Short task:
Using the data that follows, return exactly the lines from the one that contains "Write a web" through the one that contains "5000, 5500, 6000];", ends included.

Excerpt from a dataset:
::::::::
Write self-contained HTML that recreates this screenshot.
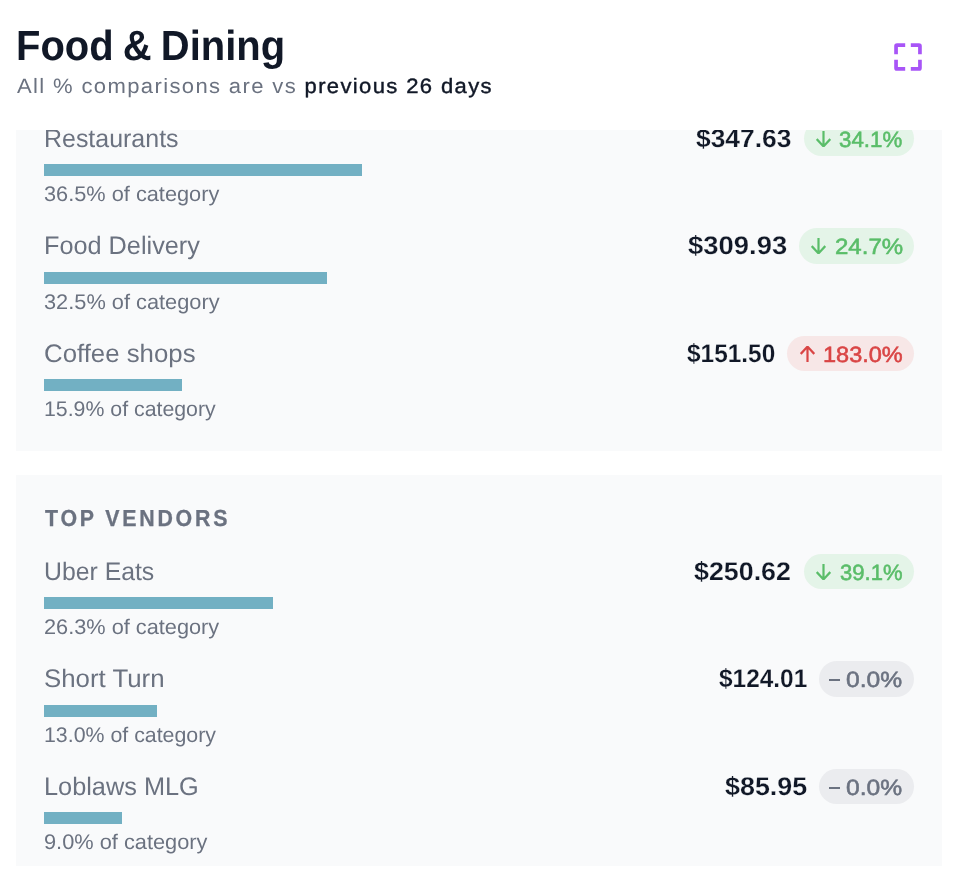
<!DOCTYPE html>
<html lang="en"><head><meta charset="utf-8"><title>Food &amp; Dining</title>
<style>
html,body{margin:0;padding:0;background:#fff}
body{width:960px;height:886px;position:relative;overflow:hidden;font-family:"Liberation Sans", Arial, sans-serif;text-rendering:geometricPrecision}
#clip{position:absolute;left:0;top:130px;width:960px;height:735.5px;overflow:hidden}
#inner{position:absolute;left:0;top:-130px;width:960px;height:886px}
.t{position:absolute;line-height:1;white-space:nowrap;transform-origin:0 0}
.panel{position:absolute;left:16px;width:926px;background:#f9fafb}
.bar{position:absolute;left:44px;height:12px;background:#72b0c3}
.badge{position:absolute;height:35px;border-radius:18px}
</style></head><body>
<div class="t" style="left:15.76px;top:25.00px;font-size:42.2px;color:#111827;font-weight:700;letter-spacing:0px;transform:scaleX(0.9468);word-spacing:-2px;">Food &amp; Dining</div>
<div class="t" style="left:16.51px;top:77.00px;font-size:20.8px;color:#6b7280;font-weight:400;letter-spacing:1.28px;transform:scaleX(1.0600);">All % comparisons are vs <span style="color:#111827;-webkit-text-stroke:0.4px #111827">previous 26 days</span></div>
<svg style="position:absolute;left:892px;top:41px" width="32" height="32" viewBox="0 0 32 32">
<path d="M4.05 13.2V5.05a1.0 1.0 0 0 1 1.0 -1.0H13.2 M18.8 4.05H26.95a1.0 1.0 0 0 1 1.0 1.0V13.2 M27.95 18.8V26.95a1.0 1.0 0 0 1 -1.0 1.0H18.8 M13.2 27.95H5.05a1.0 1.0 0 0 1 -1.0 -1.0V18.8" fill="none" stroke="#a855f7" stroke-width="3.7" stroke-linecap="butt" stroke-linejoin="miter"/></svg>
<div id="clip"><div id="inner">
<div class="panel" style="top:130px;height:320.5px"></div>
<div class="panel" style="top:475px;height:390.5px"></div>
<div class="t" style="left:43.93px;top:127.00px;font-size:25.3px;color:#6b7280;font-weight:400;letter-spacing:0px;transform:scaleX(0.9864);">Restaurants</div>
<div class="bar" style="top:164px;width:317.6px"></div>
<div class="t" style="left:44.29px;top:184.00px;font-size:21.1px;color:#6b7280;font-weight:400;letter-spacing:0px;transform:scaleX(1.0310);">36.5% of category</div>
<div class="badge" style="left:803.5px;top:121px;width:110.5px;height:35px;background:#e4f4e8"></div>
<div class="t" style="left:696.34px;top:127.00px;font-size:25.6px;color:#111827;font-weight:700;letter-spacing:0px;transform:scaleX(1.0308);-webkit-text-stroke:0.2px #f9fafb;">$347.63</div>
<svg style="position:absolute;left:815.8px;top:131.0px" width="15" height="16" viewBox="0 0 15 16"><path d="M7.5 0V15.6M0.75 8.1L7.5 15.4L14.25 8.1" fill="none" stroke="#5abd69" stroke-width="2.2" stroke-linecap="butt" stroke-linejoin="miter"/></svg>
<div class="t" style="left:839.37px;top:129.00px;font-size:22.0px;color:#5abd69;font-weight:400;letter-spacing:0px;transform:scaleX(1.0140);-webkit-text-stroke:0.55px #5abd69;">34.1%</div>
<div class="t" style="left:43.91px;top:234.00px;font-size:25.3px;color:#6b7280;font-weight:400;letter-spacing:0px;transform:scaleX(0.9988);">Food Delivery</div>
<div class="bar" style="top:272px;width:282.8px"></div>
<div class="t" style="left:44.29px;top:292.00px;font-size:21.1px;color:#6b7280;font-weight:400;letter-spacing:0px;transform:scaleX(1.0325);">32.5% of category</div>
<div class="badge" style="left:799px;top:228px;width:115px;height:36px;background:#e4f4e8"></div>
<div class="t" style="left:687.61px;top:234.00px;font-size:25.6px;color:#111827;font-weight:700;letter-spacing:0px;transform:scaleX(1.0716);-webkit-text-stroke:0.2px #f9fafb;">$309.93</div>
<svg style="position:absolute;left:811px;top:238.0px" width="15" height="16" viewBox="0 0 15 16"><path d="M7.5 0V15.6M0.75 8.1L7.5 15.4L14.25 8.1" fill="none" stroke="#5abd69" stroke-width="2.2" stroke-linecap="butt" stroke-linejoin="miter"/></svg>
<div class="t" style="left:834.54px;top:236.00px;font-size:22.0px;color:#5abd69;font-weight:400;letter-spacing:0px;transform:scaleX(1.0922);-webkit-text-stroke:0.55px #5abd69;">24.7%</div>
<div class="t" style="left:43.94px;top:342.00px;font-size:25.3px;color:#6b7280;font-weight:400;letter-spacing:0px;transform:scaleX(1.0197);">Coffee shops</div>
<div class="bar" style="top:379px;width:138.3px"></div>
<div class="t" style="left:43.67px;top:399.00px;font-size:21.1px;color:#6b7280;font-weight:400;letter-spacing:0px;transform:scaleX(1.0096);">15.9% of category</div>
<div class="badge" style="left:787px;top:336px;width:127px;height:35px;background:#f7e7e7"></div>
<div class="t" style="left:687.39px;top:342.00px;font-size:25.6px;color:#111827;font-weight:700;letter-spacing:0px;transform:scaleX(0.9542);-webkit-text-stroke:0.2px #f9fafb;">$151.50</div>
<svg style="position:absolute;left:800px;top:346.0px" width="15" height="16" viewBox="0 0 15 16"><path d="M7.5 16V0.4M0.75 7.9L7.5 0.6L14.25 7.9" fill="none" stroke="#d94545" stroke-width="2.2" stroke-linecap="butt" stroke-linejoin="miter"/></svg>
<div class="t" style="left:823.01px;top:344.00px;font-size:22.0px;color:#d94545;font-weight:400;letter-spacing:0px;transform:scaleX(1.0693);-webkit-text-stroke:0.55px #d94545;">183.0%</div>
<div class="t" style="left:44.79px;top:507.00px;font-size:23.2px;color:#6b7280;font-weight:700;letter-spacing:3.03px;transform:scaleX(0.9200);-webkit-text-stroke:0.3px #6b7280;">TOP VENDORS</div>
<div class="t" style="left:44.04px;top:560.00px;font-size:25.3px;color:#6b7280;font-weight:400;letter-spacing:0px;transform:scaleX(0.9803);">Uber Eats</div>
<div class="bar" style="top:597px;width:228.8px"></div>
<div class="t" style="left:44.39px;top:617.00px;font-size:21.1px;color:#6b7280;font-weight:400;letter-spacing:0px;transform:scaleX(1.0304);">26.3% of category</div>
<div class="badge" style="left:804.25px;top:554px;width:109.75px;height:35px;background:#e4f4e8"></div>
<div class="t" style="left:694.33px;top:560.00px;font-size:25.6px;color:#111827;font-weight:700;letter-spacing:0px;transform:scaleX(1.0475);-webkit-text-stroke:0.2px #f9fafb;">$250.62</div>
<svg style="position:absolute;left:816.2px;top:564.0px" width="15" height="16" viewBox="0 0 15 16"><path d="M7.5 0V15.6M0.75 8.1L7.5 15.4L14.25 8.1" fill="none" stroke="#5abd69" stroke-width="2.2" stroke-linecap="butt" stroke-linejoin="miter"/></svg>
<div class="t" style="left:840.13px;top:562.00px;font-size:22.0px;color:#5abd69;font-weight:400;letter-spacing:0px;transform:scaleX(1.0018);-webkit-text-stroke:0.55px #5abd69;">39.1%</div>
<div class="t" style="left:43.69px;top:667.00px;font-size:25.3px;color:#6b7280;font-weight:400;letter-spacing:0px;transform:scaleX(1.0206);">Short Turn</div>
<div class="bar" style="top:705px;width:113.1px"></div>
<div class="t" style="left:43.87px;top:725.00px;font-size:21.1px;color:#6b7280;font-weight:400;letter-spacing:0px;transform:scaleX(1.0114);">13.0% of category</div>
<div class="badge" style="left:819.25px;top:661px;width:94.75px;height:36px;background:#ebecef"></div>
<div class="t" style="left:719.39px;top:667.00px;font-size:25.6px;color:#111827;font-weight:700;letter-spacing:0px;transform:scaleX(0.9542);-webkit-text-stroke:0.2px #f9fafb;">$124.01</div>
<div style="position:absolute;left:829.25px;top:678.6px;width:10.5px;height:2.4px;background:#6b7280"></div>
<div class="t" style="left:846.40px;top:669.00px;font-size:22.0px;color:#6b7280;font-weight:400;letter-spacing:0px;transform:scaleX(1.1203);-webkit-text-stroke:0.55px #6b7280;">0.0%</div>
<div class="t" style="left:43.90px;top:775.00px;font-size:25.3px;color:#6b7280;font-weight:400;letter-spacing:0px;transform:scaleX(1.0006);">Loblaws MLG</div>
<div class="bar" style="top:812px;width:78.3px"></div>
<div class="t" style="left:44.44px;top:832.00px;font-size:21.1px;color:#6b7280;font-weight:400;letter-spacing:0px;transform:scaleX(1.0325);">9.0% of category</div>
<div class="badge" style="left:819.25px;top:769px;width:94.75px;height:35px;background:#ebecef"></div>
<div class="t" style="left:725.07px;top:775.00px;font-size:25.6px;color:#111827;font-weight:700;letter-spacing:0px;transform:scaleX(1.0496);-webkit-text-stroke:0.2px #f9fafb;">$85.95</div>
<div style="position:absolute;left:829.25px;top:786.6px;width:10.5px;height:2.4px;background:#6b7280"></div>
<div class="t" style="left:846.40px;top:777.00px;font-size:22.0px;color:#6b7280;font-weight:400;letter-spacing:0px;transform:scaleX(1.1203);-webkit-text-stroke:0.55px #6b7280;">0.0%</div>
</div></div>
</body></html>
::::::::
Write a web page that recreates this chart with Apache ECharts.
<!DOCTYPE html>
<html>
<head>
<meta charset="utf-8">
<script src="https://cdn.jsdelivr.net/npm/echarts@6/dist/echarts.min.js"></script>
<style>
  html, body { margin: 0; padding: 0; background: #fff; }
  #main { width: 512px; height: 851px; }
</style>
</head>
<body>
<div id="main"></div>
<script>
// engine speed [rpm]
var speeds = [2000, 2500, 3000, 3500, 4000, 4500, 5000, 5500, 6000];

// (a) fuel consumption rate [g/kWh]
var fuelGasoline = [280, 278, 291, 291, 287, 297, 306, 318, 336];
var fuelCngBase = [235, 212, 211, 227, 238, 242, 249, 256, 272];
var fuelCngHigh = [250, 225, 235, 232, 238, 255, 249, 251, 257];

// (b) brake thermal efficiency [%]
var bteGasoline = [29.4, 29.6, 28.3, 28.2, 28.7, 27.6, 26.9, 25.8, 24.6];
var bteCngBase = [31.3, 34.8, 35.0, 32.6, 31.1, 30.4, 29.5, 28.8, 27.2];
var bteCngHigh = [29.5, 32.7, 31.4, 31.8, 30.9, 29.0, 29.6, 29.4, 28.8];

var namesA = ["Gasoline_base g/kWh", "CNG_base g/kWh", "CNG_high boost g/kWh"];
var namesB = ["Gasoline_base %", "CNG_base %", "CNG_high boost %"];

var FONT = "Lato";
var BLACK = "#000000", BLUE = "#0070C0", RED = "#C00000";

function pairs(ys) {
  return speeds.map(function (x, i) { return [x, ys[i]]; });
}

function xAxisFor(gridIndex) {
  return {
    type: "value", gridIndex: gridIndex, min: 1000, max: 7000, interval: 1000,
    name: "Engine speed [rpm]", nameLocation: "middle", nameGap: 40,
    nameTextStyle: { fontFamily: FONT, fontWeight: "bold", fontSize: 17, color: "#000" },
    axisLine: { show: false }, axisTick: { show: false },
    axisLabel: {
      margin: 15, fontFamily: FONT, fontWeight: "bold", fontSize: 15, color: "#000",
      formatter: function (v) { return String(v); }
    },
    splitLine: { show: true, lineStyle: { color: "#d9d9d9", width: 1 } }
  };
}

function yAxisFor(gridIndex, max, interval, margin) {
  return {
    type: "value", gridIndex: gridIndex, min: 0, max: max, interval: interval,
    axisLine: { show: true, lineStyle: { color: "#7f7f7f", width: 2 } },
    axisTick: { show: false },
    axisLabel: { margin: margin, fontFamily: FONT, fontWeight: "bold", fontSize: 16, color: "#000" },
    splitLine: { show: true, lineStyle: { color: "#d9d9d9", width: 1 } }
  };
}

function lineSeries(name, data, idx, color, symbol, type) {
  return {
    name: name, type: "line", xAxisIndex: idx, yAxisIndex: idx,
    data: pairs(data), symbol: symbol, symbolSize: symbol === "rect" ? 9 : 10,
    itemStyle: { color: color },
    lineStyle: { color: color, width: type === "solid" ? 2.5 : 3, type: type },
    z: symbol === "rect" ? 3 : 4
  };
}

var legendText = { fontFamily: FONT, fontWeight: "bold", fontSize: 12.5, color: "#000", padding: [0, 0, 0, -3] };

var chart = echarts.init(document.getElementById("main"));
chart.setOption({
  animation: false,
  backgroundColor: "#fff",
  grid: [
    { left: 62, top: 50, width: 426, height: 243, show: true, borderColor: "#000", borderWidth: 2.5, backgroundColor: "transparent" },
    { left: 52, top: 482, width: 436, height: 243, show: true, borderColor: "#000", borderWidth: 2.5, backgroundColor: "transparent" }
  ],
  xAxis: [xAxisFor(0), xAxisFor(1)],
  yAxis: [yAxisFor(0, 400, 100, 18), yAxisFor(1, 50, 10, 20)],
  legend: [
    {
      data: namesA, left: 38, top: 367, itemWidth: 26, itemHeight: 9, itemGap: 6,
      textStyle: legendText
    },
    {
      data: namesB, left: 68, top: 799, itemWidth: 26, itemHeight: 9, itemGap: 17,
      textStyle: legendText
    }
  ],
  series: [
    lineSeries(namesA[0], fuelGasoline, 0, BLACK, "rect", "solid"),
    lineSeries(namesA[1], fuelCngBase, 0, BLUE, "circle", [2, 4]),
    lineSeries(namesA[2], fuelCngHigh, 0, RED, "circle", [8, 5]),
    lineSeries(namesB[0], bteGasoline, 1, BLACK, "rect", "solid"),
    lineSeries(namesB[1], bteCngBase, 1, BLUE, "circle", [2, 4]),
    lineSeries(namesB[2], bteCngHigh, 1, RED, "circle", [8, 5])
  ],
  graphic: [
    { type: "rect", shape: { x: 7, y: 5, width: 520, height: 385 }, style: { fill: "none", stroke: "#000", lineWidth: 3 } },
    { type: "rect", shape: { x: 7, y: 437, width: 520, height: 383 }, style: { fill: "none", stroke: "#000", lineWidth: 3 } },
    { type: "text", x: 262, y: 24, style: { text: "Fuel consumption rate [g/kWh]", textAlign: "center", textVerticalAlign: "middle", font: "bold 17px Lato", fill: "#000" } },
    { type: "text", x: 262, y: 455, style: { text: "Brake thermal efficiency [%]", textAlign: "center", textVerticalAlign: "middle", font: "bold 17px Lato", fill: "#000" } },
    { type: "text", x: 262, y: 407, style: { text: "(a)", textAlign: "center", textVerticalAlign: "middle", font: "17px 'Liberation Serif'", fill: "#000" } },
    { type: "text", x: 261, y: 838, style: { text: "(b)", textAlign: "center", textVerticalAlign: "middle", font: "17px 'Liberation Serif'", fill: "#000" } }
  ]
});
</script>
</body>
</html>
::::::::
Exercise solution:
Write a web page that recreates this chart with Apache ECharts.
<!DOCTYPE html>
<html>
<head>
<meta charset="utf-8">
<script src="https://cdn.jsdelivr.net/npm/echarts@6/dist/echarts.min.js"></script>
<style>
  html, body { margin: 0; padding: 0; background: #fff; }
  #main { width: 512px; height: 851px; }
</style>
</head>
<body>
<div id="main"></div>
<script>
// engine speed [rpm]
var speeds = [2000, 2500, 3000, 3500, 4000, 4500, 5000, 5500, 6000];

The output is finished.